Allergie au politique

Platon, Apologie de Socrate, 30b 31 cd

Je ne fais rien d’autre en effet que de circuler partout; je vous engage, les plus jeunes comme les plus âgés, à n’avoir, ni pour vos corps, ni pour votre fortune, de souci qui soit antérieur à celui de l’amélioration de votre âme, ni qui soit même également fort; je vous dis que ce n’est pas de la fortune que naît le vrai mérite, mais que c’est le vrai mérite qui fait bonnes, la fortune, les autres choses humaines aussi, toutes sans exception, dans les affaires privées comme dans celles de l’État.
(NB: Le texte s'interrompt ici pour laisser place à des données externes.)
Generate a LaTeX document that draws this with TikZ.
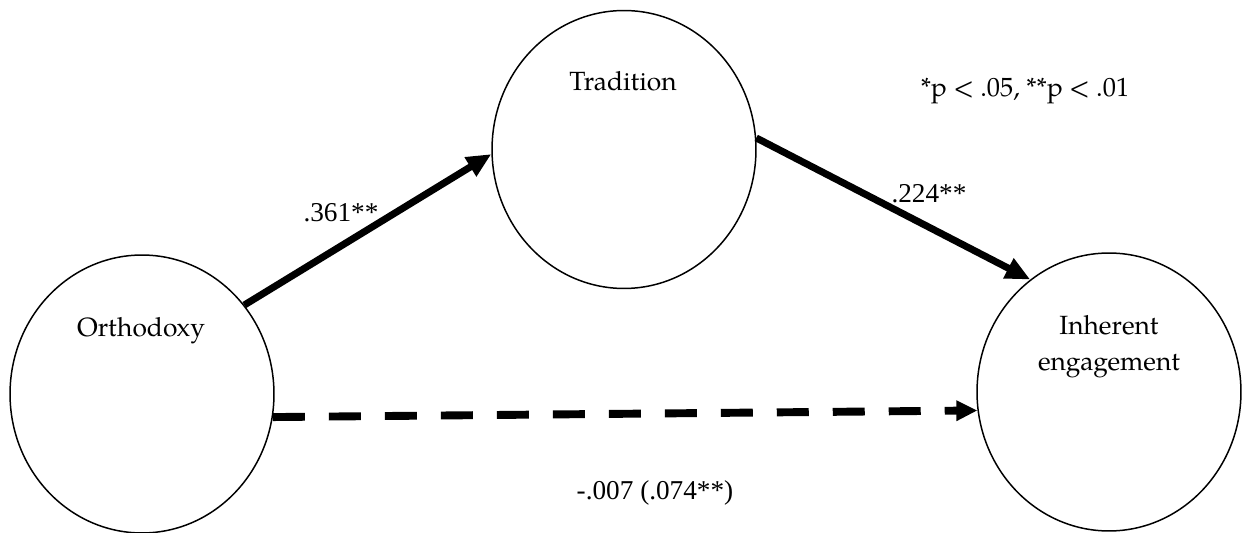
\documentclass[tikz,border=0pt]{standalone}
\usepackage{fontspec}
\setmainfont{texgyrepagella}[Extension=.otf,UprightFont=*-regular,BoldFont=*-bold,ItalicFont=*-italic]
\newfontfamily\numf{Liberation Serif}
\usetikzlibrary{shapes.geometric,arrows.meta}
\begin{document}
\begin{tikzpicture}[x=0.02cm,y=-0.02cm,
  var/.style={draw,ellipse,line width=0.85pt,minimum width=5.28cm,minimum height=5.56cm,inner sep=0pt},
  lbl/.style={anchor=base,font=\fontsize{15}{18}\selectfont,inner sep=0pt},
  coef/.style={anchor=base,font=\numf\fontsize{15.5}{18}\selectfont,inner sep=0pt},
  path/.style={line width=4pt,-{Triangle[length=14pt,width=12pt]}},
  dpath/.style={line width=4.5pt,dash pattern=on 0.64cm off 0.48cm,-{Triangle[length=12pt,width=11pt]}}]
\useasboundingbox (0,0) rectangle (1242,533);
\node[var] (orth) at (142,394) {};
\node[var] (trad) at (624,149.5) {};
\node[var] (inh) at (1109,392) {};
\node[lbl] (torth) at (141,337) {Orthodoxy};
\node[lbl] (ttrad) at (623,91) {Tradition};
\node[lbl] (tinh1) at (1109,335) {Inherent};
\node[lbl] (tinh2) at (1109,371) {engagement};
\draw[path] (orth.41.7) -- (trad.182.4);
\draw[path] (trad.5.4) -- (inh.125.2);
\draw[dpath] (orth.-10.3) -- (inh.188.6);
\node[coef] (c1) at (341,222) {.361**};
\node[coef] (c2) at (929,203) {.224**};
\node[coef] (c3) at (655,500) {-.007 (.074**)};
\node[lbl] (note) at (1025,97) {*p < .05, **p < .01};
\end{tikzpicture}
\end{document}
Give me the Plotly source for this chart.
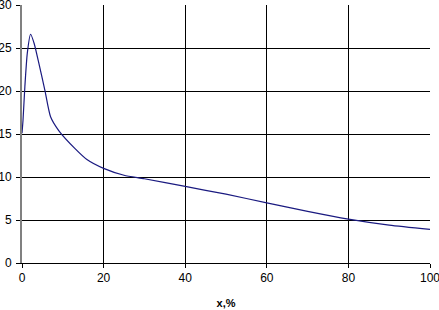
import plotly.graph_objects as go

x_vals = [0, 0.25, 0.7, 1.3, 2.1, 3, 4, 5.6, 7, 9, 13, 16, 20, 25, 30, 40, 50, 60, 70, 80, 90, 100]
y_vals = [15.1, 16.6, 20.5, 24.4, 26.6, 25.5, 23.5, 20.1, 17.0, 15.4, 13.3, 12.0, 11.0, 10.2, 9.8, 8.9, 8.0, 7.0, 6.0, 5.1, 4.4, 3.9]
x_ticks = [0, 20, 40, 60, 80, 100]
y_ticks = [0, 5, 10, 15, 20, 25, 30]

fig = go.Figure()
fig.add_trace(go.Scatter(x=x_vals, y=y_vals, mode="lines",
                         line=dict(color="#1a1a80", width=1.2, shape="spline", smoothing=0.6),
                         showlegend=False, hoverinfo="skip", cliponaxis=False))

fig.update_layout(
    width=439, height=310,
    margin=dict(l=22, r=9, t=5, b=47, autoexpand=False),
    paper_bgcolor="white", plot_bgcolor="white",
    font=dict(family="Liberation Sans, Arial, sans-serif", size=12, color="black"),
)
fig.update_xaxes(range=[0, 100.001], tickvals=x_ticks, ticktext=[str(v) for v in x_ticks],
                 showgrid=True, gridcolor="black", gridwidth=1, zeroline=False,
                 showline=True, linecolor="black", linewidth=1, automargin=False,
                 ticklabeloverflow="allow",
                 ticks="outside", ticklen=4, tickcolor="black",
                 title=dict(text="<b>x,%</b>", font=dict(size=11), standoff=14))
fig.update_yaxes(range=[0, 30.001], tickvals=y_ticks, ticktext=[str(v) for v in y_ticks],
                 showgrid=True, gridcolor="black", gridwidth=1, zeroline=False,
                 showline=True, linecolor="#808080", linewidth=2, automargin=False,
                 ticklabeloverflow="allow",
                 ticks="outside", ticklen=4, tickcolor="black", ticklabelstandoff=2)

fig.write_html("out.html", config={"displayModeBar": False},
               post_script="document.body.style.margin='0';document.body.style.overflow='hidden';")
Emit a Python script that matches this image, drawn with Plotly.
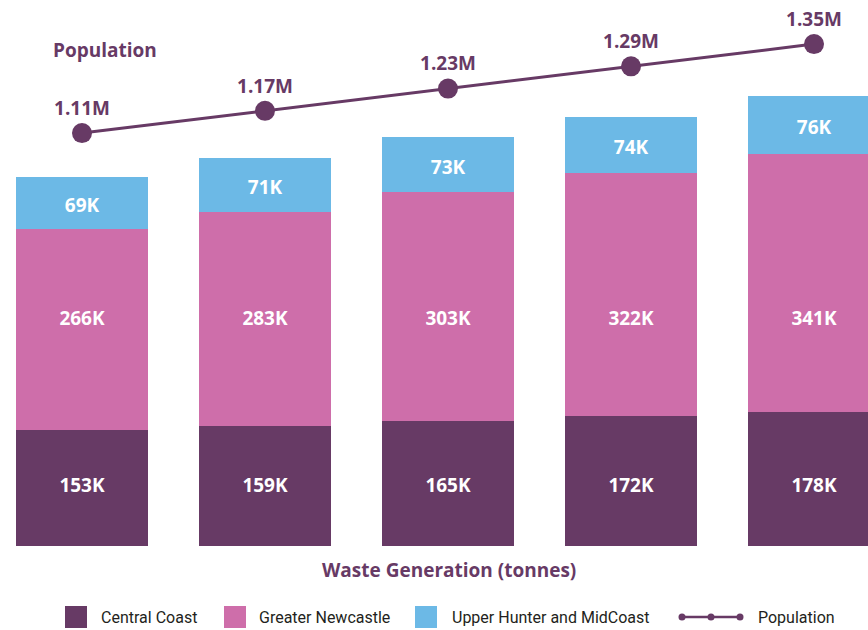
import plotly.graph_objects as go

# Waste generation by region (thousand tonnes) and population (millions)
periods = ["P1", "P2", "P3", "P4", "P5"]
central_coast = [153, 159, 165, 172, 178]
greater_newcastle = [266, 283, 303, 322, 341]
upper_hunter = [69, 71, 73, 74, 76]
population = [1.11, 1.17, 1.23, 1.29, 1.35]

PURPLE = "#673A65"
PINK = "#CE6EAA"
BLUE = "#6CB9E6"
BOLD = dict(family="Open Sans, Noto Sans, sans-serif", weight=700)
LEG_FONT = dict(family="Roboto, sans-serif", size=16, color="#231F20")

W, H = 868, 630
B = 84                      # bottom margin in px
PH = H - B                  # plot-area height in px
Y_MAX = 722.7               # thousand tonnes shown over the plot height

xs = list(range(len(periods)))

fig = go.Figure()

for name, vals, color in [
    ("Central Coast", central_coast, PURPLE),
    ("Greater Newcastle", greater_newcastle, PINK),
    ("Upper Hunter and MidCoast", upper_hunter, BLUE),
]:
    fig.add_trace(go.Bar(
        x=xs, y=vals, name=name, marker=dict(color=color, line=dict(width=0)),
        width=0.721, hoverinfo="skip", showlegend=False,
    ))

# Value labels: the two lower rows sit on common baselines, the top row
# is centred in its segment
def px_to_val(px_from_bottom):
    return px_from_bottom / PH * Y_MAX

rows = [
    ([px_to_val(59)] * len(xs), central_coast),
    ([px_to_val(226)] * len(xs), greater_newcastle),
    ([c + g + u / 2 - px_to_val(4) for c, g, u in
      zip(central_coast, greater_newcastle, upper_hunter)], upper_hunter),
]
for ys, vals in rows:
    fig.add_trace(go.Scatter(
        x=xs, y=ys, mode="text", text=[f"{v}K" for v in vals],
        textposition="middle center",
        textfont=dict(color="white", size=19, **BOLD),
        hoverinfo="skip", showlegend=False,
    ))

fig.add_trace(go.Scatter(
    x=xs, y=population, name="Population", yaxis="y2",
    mode="lines+markers+text",
    line=dict(color=PURPLE, width=3),
    marker=dict(color=PURPLE, size=20),
    text=[f"{v:.2f}M" for v in population],
    textposition="top center",
    textfont=dict(color=PURPLE, size=19, **BOLD),
    cliponaxis=False, showlegend=False, hoverinfo="skip",
))

# Helpers for pixel placement in paper coordinates
def px(x):
    return x / W

def py(y):
    return (PH - y) / PH

shapes = []
annotations = [
    dict(text="Population", x=px(105), y=py(50), xanchor="center", yanchor="middle",
         font=dict(color=PURPLE, size=19, **BOLD)),
    dict(text="Waste Generation (tonnes)", x=px(449), y=py(570), xanchor="center",
         yanchor="middle", font=dict(color=PURPLE, size=19, **BOLD)),
]

# Legend row
LEG_Y = 617
for x0, color, label, tx in [
    (65, PURPLE, "Central Coast", 99),
    (224, PINK, "Greater Newcastle", 257),
    (415, BLUE, "Upper Hunter and MidCoast", 450),
]:
    shapes.append(dict(type="rect", xref="paper", yref="paper",
                       x0=px(x0), x1=px(x0 + 22), y0=py(LEG_Y - 11), y1=py(LEG_Y + 11),
                       fillcolor=color, line=dict(width=0)))
    annotations.append(dict(text=label, x=px(tx), y=py(LEG_Y), xanchor="left",
                            yanchor="middle", font=LEG_FONT))
shapes.append(dict(type="line", xref="paper", yref="paper",
                   x0=px(681), x1=px(741), y0=py(LEG_Y), y1=py(LEG_Y),
                   line=dict(color=PURPLE, width=2.5)))
for cx in (682, 711, 740):
    shapes.append(dict(type="circle", xref="paper", yref="paper",
                       x0=px(cx - 3.5), x1=px(cx + 3.5), y0=py(LEG_Y - 3.5), y1=py(LEG_Y + 3.5),
                       fillcolor=PURPLE, line=dict(width=0)))
annotations.append(dict(text="Population", x=px(756), y=py(LEG_Y), xanchor="left",
                        yanchor="middle", font=LEG_FONT))

for a in annotations:
    a.update(xref="paper", yref="paper", showarrow=False)

fig.update_layout(
    width=W, height=H,
    margin=dict(l=0, r=0, t=0, b=B, autoexpand=False),
    paper_bgcolor="white", plot_bgcolor="white",
    barmode="stack",
    showlegend=False,
    xaxis=dict(range=[-0.448, 4.295], visible=False, fixedrange=True),
    yaxis=dict(range=[0, Y_MAX], visible=False, fixedrange=True),
    yaxis2=dict(range=[-0.004, 1.469], overlaying="y", visible=False, fixedrange=True),
    shapes=shapes,
    annotations=annotations,
)

fig.write_html("out.html")
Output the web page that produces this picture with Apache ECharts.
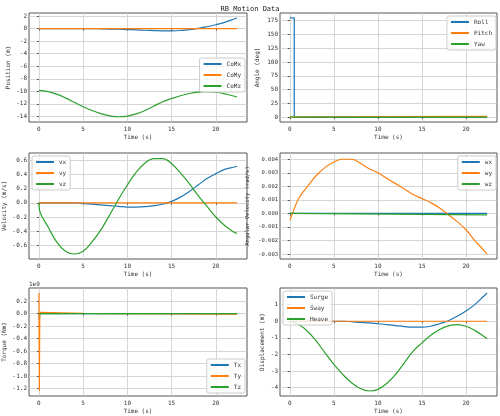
<!DOCTYPE html>
<html><head><meta charset="utf-8">
<script src="https://cdn.jsdelivr.net/npm/echarts@6/dist/echarts.min.js"></script>
<style>html,body{margin:0;padding:0;background:#fff}#c{width:500px;height:416px}</style>
</head><body><div id="c"></div>
<script>
const t = [0,1,2,3,4,5,6,7,8,9,10,11,12,13,14,15,16,17,18,19,20,21,22,22.4];
const heave = [0,-0.2,-0.6,-1.2,-1.9,-2.6,-3.2,-3.7,-4.05,-4.2,-4.1,-3.75,-3.2,-2.5,-1.8,-1.3,-0.85,-0.5,-0.28,-0.2,-0.3,-0.55,-0.9,-1.05];
const surge = [0,0,0,0,0,0,0,-0.03,-0.07,-0.1,-0.15,-0.2,-0.26,-0.32,-0.36,-0.36,-0.3,-0.15,0.03,0.3,0.62,1.0,1.5,1.7];
const comz = [-9.85,-10.05,-10.45,-11.05,-11.75,-12.45,-13.05,-13.55,-13.9,-14.05,-13.95,-13.6,-13.05,-12.35,-11.65,-11.15,-10.7,-10.35,-10.13,-10.05,-10.15,-10.4,-10.75,-10.9];
const vtime = [0,0.1,1,2,3,4,5,6,7,8,9,10,11,12,13,14,15,16,17,18,19,20,21,22,22.4];
const vz = [0,-0.12,-0.33,-0.55,-0.68,-0.72,-0.68,-0.55,-0.38,-0.17,0.05,0.25,0.43,0.56,0.62,0.62,0.55,0.42,0.27,0.1,-0.05,-0.2,-0.32,-0.41,-0.43];
const vx = [0,0,0,0,0,0,-0.01,-0.02,-0.03,-0.04,-0.05,-0.06,-0.06,-0.055,-0.04,-0.02,0.02,0.08,0.16,0.25,0.34,0.41,0.47,0.5,0.51];
const wtime = [0,0.3,1,2,3,4,5,6,7,8,9,10,11,12,13,14,15,16,17,18,19,20,21,22,22.4];
const wy = [-0.0005,0,0.0011,0.002,0.0028,0.0034,0.0038,0.004,0.004,0.0037,0.0033,0.003,0.0026,0.0022,0.0018,0.0014,0.0011,0.0008,0.0004,-0.0001,-0.0006,-0.0012,-0.002,-0.0027,-0.003];
const wzEnds = [[0,0],[22.4,-0.0001]];
const rollPts = [[0,180],[0.5,180],[0.5,0],[22.4,0]];
const pitchPts = [[0,0],[10,1],[22.4,1.2]];
const yawPts = [[0,0],[22.4,0]];
const tyPts = [[0,0.33e9],[0.05,-1.24e9],[0.1,0.02e9],[5,0.003e9],[22.4,-0.01e9]];
const txPts = [[0,0],[0.05,-0.1e9],[0.1,0],[22.4,0]];
const tzPts = [[0,0],[22.4,0]];

const C = ['#1f77b4','#ff7f0e','#2ca02c'];
const F = 'DejaVu Sans Mono';
const xTicks = [0,5,10,15,20];
const grids = [
 {left:29,top:13,width:218,height:109},{left:280,top:13,width:217,height:109},
 {left:29,top:153,width:218,height:106},{left:280,top:153,width:217,height:106},
 {left:29,top:288,width:218,height:108},{left:280,top:288,width:217,height:108}];
const yCfg = [
 {min:-14.89,max:2.49,ticks:[-14,-12,-10,-8,-6,-4,-2,0,2],name:'Position (m)',fmt:v=>String(v)},
 {min:-9,max:189,ticks:[0,25,50,75,100,125,150,175],name:'Angle (deg)',fmt:v=>String(v)},
 {min:-0.79,max:0.7,ticks:[-0.6,-0.4,-0.2,0,0.2,0.4,0.6],name:'Velocity (m/s)',fmt:v=>v.toFixed(1)},
 {min:-0.00336,max:0.00446,ticks:[-0.003,-0.002,-0.001,0,0.001,0.002,0.003,0.004],name:'Angular Velocity (rad/s)',fmt:v=>v.toFixed(3)},
 {min:-1.32e9,max:0.41e9,ticks:[-1.2e9,-1e9,-0.8e9,-0.6e9,-0.4e9,-0.2e9,0,0.2e9],name:'Torque (Nm)',fmt:v=>(v/1e9).toFixed(1)},
 {min:-4.5,max:2.0,ticks:[-4,-3,-2,-1,0,1],name:'Displacement (m)',fmt:v=>String(v)}];
const nameGaps=[18,20,22,29,22,15];
const z = a=>a.map((v,i)=>[t[i],v]);
const zip=(xs,ys)=>xs.map((x,i)=>[x,ys[i]]);
const series = [
 [['CoMx',z(surge)],['CoMy',z(t.map(()=>0))],['CoMz',z(comz)]],
 [['Roll',rollPts],['Pitch',pitchPts],['Yaw',yawPts]],
 [['vx',zip(vtime,vx)],['vy',zip(vtime,vtime.map(()=>0))],['vz',zip(vtime,vz)]],
 [['wx',[[0,0],[22.4,0]]],['wy',zip(wtime,wy)],['wz',wzEnds]],
 [['Tx',txPts],['Ty',tyPts],['Tz',tzPts]],
 [['Surge',z(surge)],['Sway',z(t.map(()=>0))],['Heave',z(heave)]]];
const legPos = [
 {right:255,top:58},{right:4,top:16},{left:32,top:156},{right:4,top:156},{right:255,bottom:23},{left:283,top:291}];
const opt = {animation:false,
 title:{text:'RB Motion Data',left:'center',top:1,textStyle:{fontFamily:F,fontSize:7,fontWeight:'normal',color:'#222'}},
 grid:grids.map(g=>Object.assign({show:true,borderColor:'#555',borderWidth:1,backgroundColor:'#fff'},g)),
 xAxis:grids.map((g,i)=>({type:'value',gridIndex:i,min:-1.12,max:23.52,name:'Time (s)',nameLocation:'middle',nameGap:12,
   nameTextStyle:{fontFamily:F,fontSize:6,color:'#333'},
   axisLine:{show:false},axisTick:{show:true,customValues:xTicks,length:2,lineStyle:{color:'#555'}},
   axisLabel:{customValues:xTicks,fontFamily:F,fontSize:6,color:'#333',margin:4},
   splitLine:{show:true,lineStyle:{color:'#ccc',width:0.8}}})),
 yAxis:yCfg.map((c,i)=>({type:'value',gridIndex:i,min:c.min,max:c.max,name:c.name,nameLocation:'middle',nameGap:nameGaps[i],
   nameTextStyle:{fontFamily:F,fontSize:i===3?5.5:6,color:'#333'},
   axisLine:{show:false},axisTick:{show:true,customValues:c.ticks,length:2,lineStyle:{color:'#555'}},
   axisLabel:{customValues:c.ticks,formatter:c.fmt,fontFamily:F,fontSize:i===3?5.5:6,color:'#333',margin:2},
   splitLine:{show:true,lineStyle:{color:'#ccc',width:0.8}}})),
 legend:series.map((s,i)=>Object.assign({data:s.map(x=>x[0]),orient:'vertical',itemWidth:18,itemHeight:2,itemGap:5,
   icon:'rect',backgroundColor:'rgba(255,255,255,0.8)',borderColor:'#ccc',borderWidth:1,borderRadius:2,padding:[3,4],
   textStyle:{fontFamily:F,fontSize:6,color:'#333'}},legPos[i])),
 series:[], graphic:[{type:'text',left:29,top:281,style:{text:'1e9',font:'6px "DejaVu Sans Mono"',fill:'#333'}}]
};
series.forEach((s,i)=>s.forEach((d,j)=>opt.series.push({type:'line',name:d[0],xAxisIndex:i,yAxisIndex:i,data:d[1],
  showSymbol:false,smooth:(i===1||i===4)?false:0.4,lineStyle:{width:1.2,color:C[j]},itemStyle:{color:C[j]}})));
echarts.init(document.getElementById('c')).setOption(opt);
</script></body></html>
Maintenant, si c’est en disant cela que je corromps la jeunesse, alors c’est que cela est dommageable! (…) Mais peut-être jugera-t-on étrange, précisément, que, tout en donnant dans le privé, de droite et de gauche, ces consultations, je n’aie pas l’audace de m’occuper des affaires publiques et de donner à la Cité mes consultations sur ce qui vous concerne! Or la raison en est ce que maintes fois, en maint endroit, vous m’avez entendu dire: à savoir qu’il m’arrive, je ne sais quoi de divin et de démonique… Les débuts en remontent à mon enfance: c’est une voix qui se fait entendre en moi, et qui, chaque fois que cela arrive, me détourne de ce qu’éventuellement je suis sur le point de faire mais qui jamais ne me pousse à l’action. Voilà ce qui s’oppose à ce que je fasse de la politique. Bienheureuse opposition, en vérité, si je m’en crois! Sachez-le bien, en effet, Athéniens: si, depuis longtemps j’avais entrepris de faire de la politique, il y a longtemps que ma perte serait chose accomplie et que je n’aurais pu être utile, ni à vous, ni à moi-même!